Transcribe each line of the material as it is, and drop any picture.

# [DATA SEGMENT]
>> start
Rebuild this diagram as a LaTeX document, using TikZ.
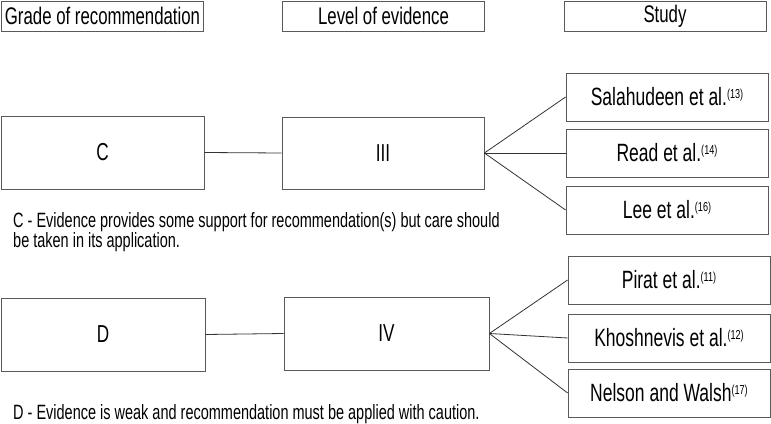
\documentclass[tikz,border=0pt]{standalone}
\usepackage{fontspec}
\setmainfont{Liberation Sans}[FakeStretch=0.7]
\newcommand\refnum[1]{\raisebox{7pt}{\fontsize{13}{13}\selectfont(#1)}}
\begin{document}
\begin{tikzpicture}[x=1pt,y=-1pt,
  box/.style={draw=black!65, line width=0.8pt, inner sep=0pt, fill=white},
  headbox/.style={box, minimum width=202pt, minimum height=30pt, font=\fontsize{24}{26}\selectfont},
  bigbox/.style={box, minimum width=203pt, minimum height=73pt, font=\fontsize{24.5}{26}\selectfont},
  studybox/.style={box, minimum width=202pt, minimum height=48pt, font=\fontsize{25}{26}\selectfont},
  desc/.style={anchor=base west, inner sep=0pt, font=\fontsize{20.7}{22}\selectfont},
  link/.style={draw=black!80, line width=0.8pt}]
\useasboundingbox (0,0) rectangle (771,423);
% headers
\node[headbox] (h1) at (102.5,16) {Grade of recommendation};
\node[headbox] (h2) at (383.5,16) {Level of evidence};
\node[headbox] (h3) at (665,16) {Study};
% row C
\node[bigbox] (C) at (102.5,152.5) {C};
\node[bigbox, minimum width=202pt, minimum height=72pt] (III) at (383,153) {III};
\node[studybox] (s1) at (667,97) {Salahudeen et al.\refnum{13}};
\node[studybox] (s2) at (667,153) {Read et al.\refnum{14}};
\node[studybox] (s3) at (667,210) {Lee et al.\refnum{16}};
\draw[link] (C.east) -- (III.west);
\draw[link] (III.east) -- (s1.west);
\draw[link] (III.east) -- (s2.west);
\draw[link] (III.east) -- (s3.west);
\node[desc] (dc1) at (13,227) {C - Evidence provides some support for recommendation(s) but care should};
\node[desc] (dc2) at (13,247) {be taken in its application.};
% row D
\node[bigbox, minimum width=204pt] (D) at (103,334.5) {D};
\node[bigbox, minimum width=205pt] (IV) at (386.5,333.5) {IV};
\node[studybox] (p1) at (669,280) {Pirat et al.\refnum{11}};
\node[studybox] (p2) at (669,338) {Khoshnevis et al.\refnum{12}};
\node[studybox] (p3) at (669,393) {Nelson and Walsh\refnum{17}};
\draw[link] (D.east) -- (IV.west);
\draw[link] (IV.east) -- (p1.west);
\draw[link] (IV.east) -- (p2.west);
\draw[link] (IV.east) -- (p3.west);
\node[desc] (dd) at (13,419) {D - Evidence is weak and recommendation must be applied with caution.};
\end{tikzpicture}
\end{document}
>> end
# [THE ANSWER]
Rebuild this diagram as a LaTeX document, using TikZ.
\documentclass[tikz,border=0pt]{standalone}
\usepackage{fontspec}
\setmainfont{Liberation Sans}[FakeStretch=0.7]
\newcommand\refnum[1]{\raisebox{7pt}{\fontsize{13}{13}\selectfont(#1)}}
\begin{document}
\begin{tikzpicture}[x=1pt,y=-1pt,
  box/.style={draw=black!65, line width=0.8pt, inner sep=0pt, fill=white},
  headbox/.style={box, minimum width=202pt, minimum height=30pt, font=\fontsize{24}{26}\selectfont},
  bigbox/.style={box, minimum width=203pt, minimum height=73pt, font=\fontsize{24.5}{26}\selectfont},
  studybox/.style={box, minimum width=202pt, minimum height=48pt, font=\fontsize{25}{26}\selectfont},
  desc/.style={anchor=base west, inner sep=0pt, font=\fontsize{20.7}{22}\selectfont},
  link/.style={draw=black!80, line width=0.8pt}]
\useasboundingbox (0,0) rectangle (771,423);
% headers
\node[headbox] (h1) at (102.5,16) {Grade of recommendation};
\node[headbox] (h2) at (383.5,16) {Level of evidence};
\node[headbox] (h3) at (665,16) {Study};
% row C
\node[bigbox] (C) at (102.5,152.5) {C};
\node[bigbox, minimum width=202pt, minimum height=72pt] (III) at (383,153) {III};
\node[studybox] (s1) at (667,97) {Salahudeen et al.\refnum{13}};
\node[studybox] (s2) at (667,153) {Read et al.\refnum{14}};
\node[studybox] (s3) at (667,210) {Lee et al.\refnum{16}};
\draw[link] (C.east) -- (III.west);
\draw[link] (III.east) -- (s1.west);
\draw[link] (III.east) -- (s2.west);
\draw[link] (III.east) -- (s3.west);
\node[desc] (dc1) at (13,227) {C - Evidence provides some support for recommendation(s) but care should};
\node[desc] (dc2) at (13,247) {be taken in its application.};
% row D
\node[bigbox, minimum width=204pt] (D) at (103,334.5) {D};
\node[bigbox, minimum width=205pt] (IV) at (386.5,333.5) {IV};
\node[studybox] (p1) at (669,280) {Pirat et al.\refnum{11}};
\node[studybox] (p2) at (669,338) {Khoshnevis et al.\refnum{12}};
\node[studybox] (p3) at (669,393) {Nelson and Walsh\refnum{17}};
\draw[link] (D.east) -- (IV.west);
\draw[link] (IV.east) -- (p1.west);
\draw[link] (IV.east) -- (p2.west);
\draw[link] (IV.east) -- (p3.west);
\node[desc] (dd) at (13,419) {D - Evidence is weak and recommendation must be applied with caution.};
\end{tikzpicture}
\end{document}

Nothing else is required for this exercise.